The graduation ceremony is open to the public. It can be viewed locally on Time Warner Cable channel 16 as well as online at www.ithaca.edu/commencement.
As a senior video correspondent for The Times, Ellick told the story in 2009 of Malala’s brave defiance of the Taliban in advocating for the education of girls. Malala was later shot and seriously wounded by a gunman, and in 2014 she became the youngest person to be awarded the Nobel Peace Prize.
A video Ellick co-produced in December of 2015 was awarded the Pulitzer Prize last month. “The Killing of Farkhunda” tells the story of an Afghan woman who was falsely accused of burning the Koran and subsequently killed by a male mob in central Kabul. The short documentary was produced exclusively from eyewitness video shot on mobile phones by onlookers and the attackers themselves.
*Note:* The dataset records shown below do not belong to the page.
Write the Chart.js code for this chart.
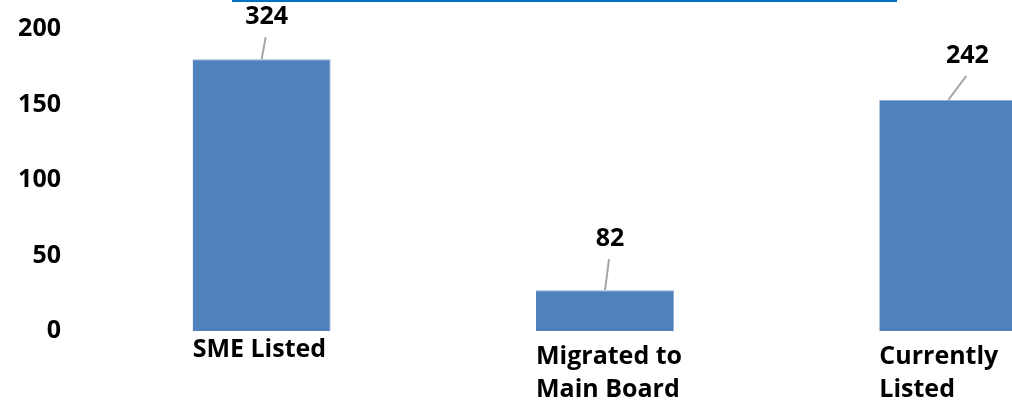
<!DOCTYPE html>
<html>
<head>
<meta charset="utf-8">
<script src="https://cdn.jsdelivr.net/npm/chart.js@4"></script>
<style>
  html, body { margin: 0; padding: 0; background: #fff; overflow: hidden; }
  #wrap { position: relative; width: 1012px; height: 403px; overflow: hidden; }
  #topline { position: absolute; left: 232px; top: 0; width: 665px; height: 2px; background: #0070C0; }
</style>
</head>
<body>
<div id="wrap">
  <canvas id="myChart" width="1120" height="403"></canvas>
  <div id="topline"></div>
</div>
<script>
// datos del grafico
const categories = [['SME Listed'], ['Migrated to', 'Main Board'], ['Currently', 'Listed']]
const barValues = [180, 27, 153]
const labelValues = [324, 82, 242]
const yTicks = [0, 50, 100, 150, 200]

// desplazamiento de las etiquetas respecto al tope de la barra
const labelOffsets = [[5, -42], [5, -51], [19, -44]]

const FONT = "'Open Sans', sans-serif"

// etiquetas con linea guia + etiquetas del eje x
const calloutPlugin = {
  id: 'callouts',
  afterDatasetsDraw(chart) {
    const ctx = chart.ctx
    const meta = chart.getDatasetMeta(0)
    ctx.save()
    meta.data.forEach((bar, i) => {
      const [dx, dy] = labelOffsets[i]
      const lx = bar.x + dx
      const ly = bar.y + dy
      // linea guia
      ctx.strokeStyle = '#A6A6A6'
      ctx.lineWidth = 2
      ctx.beginPath()
      ctx.moveTo(bar.x, bar.y)
      ctx.lineTo(lx - 1, ly + 20)
      ctx.stroke()
      // valor
      ctx.fillStyle = '#000'
      ctx.font = 'bold 25px ' + FONT
      ctx.textAlign = 'center'
      ctx.textBaseline = 'middle'
      ctx.fillText(String(labelValues[i]), lx, ly)
      // categoria
      const left = bar.x - bar.width / 2
      ctx.textAlign = 'left'
      const startY = categories[i].length > 1 ? 357 : 350
      categories[i].forEach((line, j) => {
        ctx.fillText(line, left, startY + j * 33)
      })
    })
    ctx.restore()
  }
}

const ctx = document.getElementById('myChart').getContext('2d')
const myChart = new Chart(ctx, {
  type: 'bar',
  data: {
    labels: categories,
    datasets: [{
      data: barValues,
      backgroundColor: '#4F81BD',
      borderColor: '#8FB0DA',
      borderWidth: { top: 1, right: 1, left: 0, bottom: 0 },
      categoryPercentage: 1,
      barPercentage: 0.402
    }]
  },
  options: {
    responsive: false,
    animation: false,
    layout: { padding: { top: 29, bottom: 72, left: 14, right: 0 } },
    plugins: {
      legend: { display: false },
      tooltip: { enabled: false }
    },
    scales: {
      x: {
        grid: { display: false, drawTicks: false },
        border: { display: false },
        ticks: { display: false }
      },
      y: {
        min: 0,
        max: 200,
        afterFit: (axis) => { axis.width = 76 },
        afterBuildTicks: (axis) => { axis.ticks = yTicks.map(v => ({ value: v })) },
        grid: { display: false, drawTicks: true, tickLength: 29 },
        border: { display: false },
        ticks: {
          padding: 0,
          color: '#000',
          font: { family: FONT, size: 25, weight: 'bold' }
        }
      }
    }
  },
  plugins: [calloutPlugin]
})
</script>
</body>
</html>
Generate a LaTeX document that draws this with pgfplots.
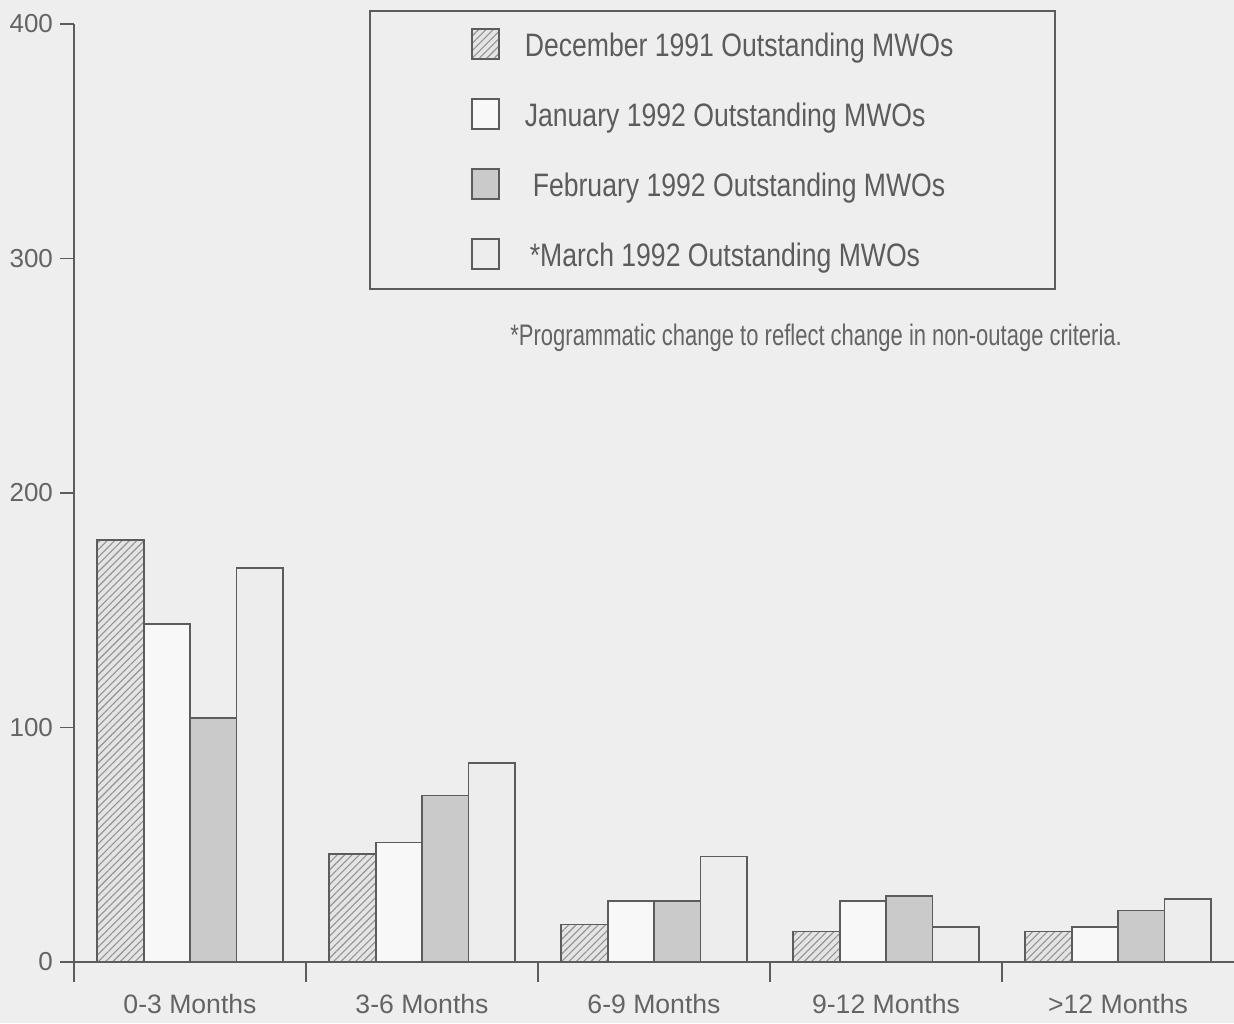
\documentclass[border=0pt]{standalone}
\usepackage{pgfplots}
\pgfplotsset{compat=1.18}
\usepackage{fontspec}
\setmainfont{Liberation Sans}
\usepackage{graphicx}
\usetikzlibrary{patterns.meta}
\definecolor{bgc}{HTML}{EEEEEE}
\definecolor{ink}{HTML}{5C5C5C}
\definecolor{txt}{HTML}{646464}
\definecolor{febc}{HTML}{CACACA}
\definecolor{decc}{HTML}{E4E4E4}
\definecolor{janc}{HTML}{F8F8F8}
\definecolor{marc}{HTML}{EDEDED}
\newcommand{\vs}[1]{\raisebox{-2.5pt}{\scalebox{1}[1.22]{#1}}}
\pgfplotsset{
  sq/.style={legend image code/.code={\draw[##1] (0pt,-7pt) rectangle (13.5pt,8pt);}},
  mybar/.style={ybar, bar width=0.2, draw=ink, line width=0.9pt},
}
\begin{document}
\begin{tikzpicture}
\useasboundingbox (0,0) rectangle (617pt,511.5pt);
\fill[bgc] (0,0) rectangle (617pt,511.5pt);
\begin{axis}[
  at={(37pt,30.5pt)}, anchor=south west,
  scale only axis, width=580pt, height=469pt,
  xmin=-0.5, xmax=4.5, ymin=0, ymax=400,
  axis x line=bottom, axis y line=left,
  axis line style={-, draw=ink, line width=0.9pt},
  ytick={0,100,200,300,400},
  xtick={0,1,2,3,4},
  xticklabels={0-3 Months,3-6 Months,6-9 Months,9-12 Months,>12 Months},
  minor xtick={-0.5,0.5,1.5,2.5,3.5},
  major x tick style={draw=none},
  tick align=outside,
  major tick length=7pt, minor tick length=10pt,
  tick style={draw=ink, line width=0.8pt},
  /pgf/number format/assume math mode=true,
  ticklabel style={font=\fontsize{13}{15}\selectfont, text=txt},
  xticklabel style={yshift=-5.5pt, font=\fontsize{13.3}{15}\selectfont},
  legend cell align=left,
  legend style={at={(0.2543,1.0149)}, anchor=north west, draw=ink, line width=1pt,
    fill=none, inner xsep=50.5pt, inner ysep=5pt, row sep=11pt, column sep=12.5pt,
    font=\fontsize{13.3}{15}\selectfont, text=ink,
    nodes={inner sep=0pt, text height=15pt, text depth=9pt}},
]
\addplot[mybar, bar shift=-0.3, fill=decc,
  postaction={pattern={Lines[angle=45,distance=2.6pt,line width=0.55pt]}, pattern color=gray!85}, sq]
  coordinates {(0,180) (1,46) (2,16) (3,13) (4,13)};
\addlegendentry{\vs{December 1991 Outstanding MWOs}}
\addplot[mybar, bar shift=-0.1, fill=janc, sq]
  coordinates {(0,144) (1,51) (2,26) (3,26) (4,15)};
\addlegendentry{\vs{January 1992 Outstanding MWOs}}
\addplot[mybar, bar shift=0.1, fill=febc, sq]
  coordinates {(0,104) (1,71) (2,26) (3,28) (4,22)};
\addlegendentry{\hspace{4pt}\vs{February 1992 Outstanding MWOs}}
\addplot[mybar, bar shift=0.3, fill=marc, sq]
  coordinates {(0,168) (1,85) (2,45) (3,15) (4,27)};
\addlegendentry{\hspace{2.5pt}\vs{*March 1992 Outstanding MWOs}}
\end{axis}
\node[anchor=west, text=txt, inner sep=0pt] at (255pt,342.5pt)
  {\fontsize{11}{12}\selectfont\scalebox{1}[1.35]{*Programmatic change to reflect change in non-outage criteria.}};
\end{tikzpicture}
\end{document}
Since last July, Ellick has served as a deputy editor at The Times, working on a small leadership team overseeing 50 video staffers and rethinking the strategic vision for the newspaper’s video coverage. His honors include the 2010 Daniel Pearl Award for outstanding reporting about South Asia and the Justice Award from the Cinema for Peace Foundation. In 2015, the Ithaca College Alumni Association presented him with the Humanitarian Alumni Award.